BALTIMORE (WJZ) -- Behind bars, it's an unending game of hide and seek -- inmates hiding contraband, and corrections officers looking for it.

Alex DeMetrick reports, a new tool promises to be a game changer.

Locking up prisoners is one thing, but keeping contraband from them is a struggle all its own. Especially when it comes to cell phones.

But a new scanner, twice as sensitive as normal scanners, detects even cell phones that would normally go unnoticed.

"This mini-cell phone is the same size as this BMW key," says Danean Stewart, security chief. "This cell phone can fit inside books, property, as well as the inmate's body cavity."

The detector can also find tiny pieces of metal, like a needle in a mattress or a razor blade under a tongue. It can even find cell phones through walls. And it's having an effect.

"Now we are noticing that once we come into certain areas of the facility, a lot of contraband is essentially being thrown out," says corrections officer Antonio Cooper.

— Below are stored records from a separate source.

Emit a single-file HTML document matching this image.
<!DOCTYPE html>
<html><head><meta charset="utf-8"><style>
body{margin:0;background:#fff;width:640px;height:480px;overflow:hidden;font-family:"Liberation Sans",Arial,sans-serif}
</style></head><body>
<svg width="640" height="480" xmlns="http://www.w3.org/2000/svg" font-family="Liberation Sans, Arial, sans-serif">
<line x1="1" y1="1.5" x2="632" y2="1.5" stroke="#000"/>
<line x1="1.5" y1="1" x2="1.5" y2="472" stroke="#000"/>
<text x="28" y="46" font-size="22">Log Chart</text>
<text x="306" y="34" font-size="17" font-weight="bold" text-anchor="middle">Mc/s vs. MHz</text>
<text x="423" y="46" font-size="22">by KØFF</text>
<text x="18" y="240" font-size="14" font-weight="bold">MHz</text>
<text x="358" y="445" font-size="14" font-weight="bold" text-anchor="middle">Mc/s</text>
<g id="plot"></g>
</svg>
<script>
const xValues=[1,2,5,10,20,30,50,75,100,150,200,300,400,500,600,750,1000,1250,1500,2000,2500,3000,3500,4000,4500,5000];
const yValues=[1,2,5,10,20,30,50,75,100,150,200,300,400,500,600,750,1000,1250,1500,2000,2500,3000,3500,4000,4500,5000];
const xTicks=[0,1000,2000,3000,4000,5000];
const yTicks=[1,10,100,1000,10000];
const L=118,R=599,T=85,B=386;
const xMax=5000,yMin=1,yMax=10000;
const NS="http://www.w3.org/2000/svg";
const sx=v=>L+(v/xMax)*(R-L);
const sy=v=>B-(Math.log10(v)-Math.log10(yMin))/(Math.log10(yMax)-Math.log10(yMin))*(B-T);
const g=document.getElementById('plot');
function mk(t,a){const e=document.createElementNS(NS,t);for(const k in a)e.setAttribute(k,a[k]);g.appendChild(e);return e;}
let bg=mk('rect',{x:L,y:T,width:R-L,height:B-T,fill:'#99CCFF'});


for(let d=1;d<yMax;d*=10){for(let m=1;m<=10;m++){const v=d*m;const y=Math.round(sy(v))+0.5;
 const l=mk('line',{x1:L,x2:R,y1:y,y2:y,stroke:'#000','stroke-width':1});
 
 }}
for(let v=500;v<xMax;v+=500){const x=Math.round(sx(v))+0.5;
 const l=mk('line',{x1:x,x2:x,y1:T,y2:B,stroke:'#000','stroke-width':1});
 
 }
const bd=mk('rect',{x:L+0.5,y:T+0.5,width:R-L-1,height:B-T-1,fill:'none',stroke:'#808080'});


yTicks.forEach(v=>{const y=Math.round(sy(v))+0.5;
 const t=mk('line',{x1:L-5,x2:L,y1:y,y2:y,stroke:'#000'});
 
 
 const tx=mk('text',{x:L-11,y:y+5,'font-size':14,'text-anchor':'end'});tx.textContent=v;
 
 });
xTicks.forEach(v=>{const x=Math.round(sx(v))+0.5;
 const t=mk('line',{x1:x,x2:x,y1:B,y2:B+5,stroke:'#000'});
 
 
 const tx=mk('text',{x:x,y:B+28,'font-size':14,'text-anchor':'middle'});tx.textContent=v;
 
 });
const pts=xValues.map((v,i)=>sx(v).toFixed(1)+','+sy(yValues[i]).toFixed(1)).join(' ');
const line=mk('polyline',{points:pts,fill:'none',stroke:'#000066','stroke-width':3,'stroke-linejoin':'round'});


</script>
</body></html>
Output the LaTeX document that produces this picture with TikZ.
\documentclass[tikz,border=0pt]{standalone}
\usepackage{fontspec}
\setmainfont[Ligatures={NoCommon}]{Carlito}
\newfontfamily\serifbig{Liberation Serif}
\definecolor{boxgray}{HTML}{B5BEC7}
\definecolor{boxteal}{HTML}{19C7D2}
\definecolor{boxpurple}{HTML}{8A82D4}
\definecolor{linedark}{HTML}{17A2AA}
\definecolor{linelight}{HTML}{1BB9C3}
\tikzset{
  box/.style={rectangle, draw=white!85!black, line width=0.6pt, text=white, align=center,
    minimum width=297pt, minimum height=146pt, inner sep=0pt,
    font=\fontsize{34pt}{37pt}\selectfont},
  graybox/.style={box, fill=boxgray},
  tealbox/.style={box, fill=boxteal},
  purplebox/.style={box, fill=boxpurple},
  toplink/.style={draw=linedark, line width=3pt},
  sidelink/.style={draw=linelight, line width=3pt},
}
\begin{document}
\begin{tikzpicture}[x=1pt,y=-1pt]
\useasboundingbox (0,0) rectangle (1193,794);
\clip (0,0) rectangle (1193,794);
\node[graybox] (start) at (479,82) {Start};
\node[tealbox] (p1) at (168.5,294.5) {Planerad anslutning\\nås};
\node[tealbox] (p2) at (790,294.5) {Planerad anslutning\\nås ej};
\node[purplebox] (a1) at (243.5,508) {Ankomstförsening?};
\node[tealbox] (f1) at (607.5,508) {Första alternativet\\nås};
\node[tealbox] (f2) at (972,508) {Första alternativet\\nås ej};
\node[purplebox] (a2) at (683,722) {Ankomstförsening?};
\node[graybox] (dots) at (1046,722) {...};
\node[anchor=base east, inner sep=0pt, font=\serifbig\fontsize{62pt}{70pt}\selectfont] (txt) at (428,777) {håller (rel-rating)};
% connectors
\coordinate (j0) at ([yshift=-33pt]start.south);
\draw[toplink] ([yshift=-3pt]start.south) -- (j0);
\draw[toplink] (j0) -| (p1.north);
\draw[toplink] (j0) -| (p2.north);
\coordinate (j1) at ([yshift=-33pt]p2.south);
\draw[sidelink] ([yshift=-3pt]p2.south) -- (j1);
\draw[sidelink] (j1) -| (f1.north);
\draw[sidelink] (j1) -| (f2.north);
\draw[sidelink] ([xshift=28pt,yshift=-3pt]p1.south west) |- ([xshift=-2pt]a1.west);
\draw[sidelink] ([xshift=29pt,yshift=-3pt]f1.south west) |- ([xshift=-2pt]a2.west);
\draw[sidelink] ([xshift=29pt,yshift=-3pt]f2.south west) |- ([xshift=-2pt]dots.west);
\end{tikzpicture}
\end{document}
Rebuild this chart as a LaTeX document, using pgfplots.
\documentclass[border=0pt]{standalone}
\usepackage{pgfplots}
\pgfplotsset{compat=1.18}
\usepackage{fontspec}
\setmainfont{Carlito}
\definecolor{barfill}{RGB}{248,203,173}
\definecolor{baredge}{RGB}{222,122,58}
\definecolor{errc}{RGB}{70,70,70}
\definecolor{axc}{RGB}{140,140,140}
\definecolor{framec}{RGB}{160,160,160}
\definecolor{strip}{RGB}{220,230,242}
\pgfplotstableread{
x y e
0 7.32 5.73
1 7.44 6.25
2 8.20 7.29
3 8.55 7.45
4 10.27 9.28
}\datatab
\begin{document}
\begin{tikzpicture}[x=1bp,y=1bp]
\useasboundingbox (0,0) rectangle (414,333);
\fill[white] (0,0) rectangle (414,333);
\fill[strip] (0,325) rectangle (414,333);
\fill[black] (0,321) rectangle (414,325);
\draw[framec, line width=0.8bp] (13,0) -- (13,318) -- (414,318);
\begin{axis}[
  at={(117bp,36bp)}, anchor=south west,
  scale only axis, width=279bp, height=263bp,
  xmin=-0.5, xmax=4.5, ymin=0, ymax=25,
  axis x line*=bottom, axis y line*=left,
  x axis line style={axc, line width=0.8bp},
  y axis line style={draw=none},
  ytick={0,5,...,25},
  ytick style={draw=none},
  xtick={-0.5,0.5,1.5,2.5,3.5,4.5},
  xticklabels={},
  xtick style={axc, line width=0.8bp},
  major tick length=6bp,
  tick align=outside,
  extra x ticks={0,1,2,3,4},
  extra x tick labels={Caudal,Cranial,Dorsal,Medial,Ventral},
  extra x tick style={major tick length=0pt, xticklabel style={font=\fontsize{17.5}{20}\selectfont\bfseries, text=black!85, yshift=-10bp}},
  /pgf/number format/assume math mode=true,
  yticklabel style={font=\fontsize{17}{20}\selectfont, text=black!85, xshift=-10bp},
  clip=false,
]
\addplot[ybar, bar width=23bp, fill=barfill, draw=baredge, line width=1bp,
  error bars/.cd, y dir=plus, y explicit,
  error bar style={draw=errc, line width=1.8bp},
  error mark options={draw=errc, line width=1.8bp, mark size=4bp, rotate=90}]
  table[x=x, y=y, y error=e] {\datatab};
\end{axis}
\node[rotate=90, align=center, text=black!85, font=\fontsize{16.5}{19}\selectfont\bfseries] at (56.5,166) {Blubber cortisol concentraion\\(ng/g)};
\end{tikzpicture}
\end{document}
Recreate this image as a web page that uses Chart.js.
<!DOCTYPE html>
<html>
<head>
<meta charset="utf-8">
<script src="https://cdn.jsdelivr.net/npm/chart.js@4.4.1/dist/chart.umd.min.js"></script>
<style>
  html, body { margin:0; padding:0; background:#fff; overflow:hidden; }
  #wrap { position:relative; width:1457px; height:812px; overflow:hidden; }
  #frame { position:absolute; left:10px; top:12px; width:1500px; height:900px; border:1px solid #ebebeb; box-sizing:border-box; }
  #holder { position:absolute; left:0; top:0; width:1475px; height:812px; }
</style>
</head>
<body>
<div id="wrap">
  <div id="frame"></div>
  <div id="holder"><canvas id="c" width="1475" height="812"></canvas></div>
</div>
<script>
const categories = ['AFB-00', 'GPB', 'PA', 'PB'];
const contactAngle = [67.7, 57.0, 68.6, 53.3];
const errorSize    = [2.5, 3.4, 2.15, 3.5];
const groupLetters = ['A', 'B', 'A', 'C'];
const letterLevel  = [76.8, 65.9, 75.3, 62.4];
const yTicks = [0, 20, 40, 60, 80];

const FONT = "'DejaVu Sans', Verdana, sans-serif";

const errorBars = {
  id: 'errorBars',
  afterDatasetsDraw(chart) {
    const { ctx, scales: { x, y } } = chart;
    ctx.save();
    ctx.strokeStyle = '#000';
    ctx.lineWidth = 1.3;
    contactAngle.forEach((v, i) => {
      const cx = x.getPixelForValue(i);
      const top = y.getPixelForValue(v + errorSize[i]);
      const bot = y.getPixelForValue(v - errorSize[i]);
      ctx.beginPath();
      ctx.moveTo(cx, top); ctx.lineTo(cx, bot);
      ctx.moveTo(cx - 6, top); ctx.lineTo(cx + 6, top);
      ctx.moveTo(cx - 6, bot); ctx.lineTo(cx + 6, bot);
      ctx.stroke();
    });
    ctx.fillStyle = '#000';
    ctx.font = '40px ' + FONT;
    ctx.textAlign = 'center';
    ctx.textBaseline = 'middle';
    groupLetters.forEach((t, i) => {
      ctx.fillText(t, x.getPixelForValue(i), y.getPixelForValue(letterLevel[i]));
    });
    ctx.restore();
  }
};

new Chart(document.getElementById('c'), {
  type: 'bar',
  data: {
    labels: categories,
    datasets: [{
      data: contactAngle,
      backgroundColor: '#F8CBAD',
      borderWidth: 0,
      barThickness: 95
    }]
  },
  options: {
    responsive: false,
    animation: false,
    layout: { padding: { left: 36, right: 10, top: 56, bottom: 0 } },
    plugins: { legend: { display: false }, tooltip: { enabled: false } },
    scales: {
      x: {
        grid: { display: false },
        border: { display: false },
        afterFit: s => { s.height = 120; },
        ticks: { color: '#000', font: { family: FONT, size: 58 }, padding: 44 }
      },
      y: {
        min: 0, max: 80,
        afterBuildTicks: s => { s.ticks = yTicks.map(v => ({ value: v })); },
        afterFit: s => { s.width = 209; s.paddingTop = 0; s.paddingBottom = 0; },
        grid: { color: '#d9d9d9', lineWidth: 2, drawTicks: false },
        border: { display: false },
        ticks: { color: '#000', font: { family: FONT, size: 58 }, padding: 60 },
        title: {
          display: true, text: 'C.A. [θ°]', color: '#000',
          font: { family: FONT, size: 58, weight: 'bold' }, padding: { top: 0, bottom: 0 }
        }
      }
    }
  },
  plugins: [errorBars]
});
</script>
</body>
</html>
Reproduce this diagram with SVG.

The catalyst for this chance was nothing less than a scandal involving the Black Guerilla Family gang.

According to Baltimore Police Commissioner Kevin Davis, a situation arose where "inmates in the local prison call the shots on the streets."

Locked up BGF leaders like Tavon White, using phones and drugs smuggled in by corrections officers, were intimidating witnesses and laundering money. Dozens were convicted and cell phone jamming gear was installed.

"Those pieces of equipment cost three to four million dollars per building, but this is portable everywhere and it tells us specifically where a cell phone might be," says correctional services secretary Stephen Moyer.

All for a fraction of the cost of the phone jammers. It's costing the state less than $2 million to install the portable scanners in all 24 of the state's correctional facilities.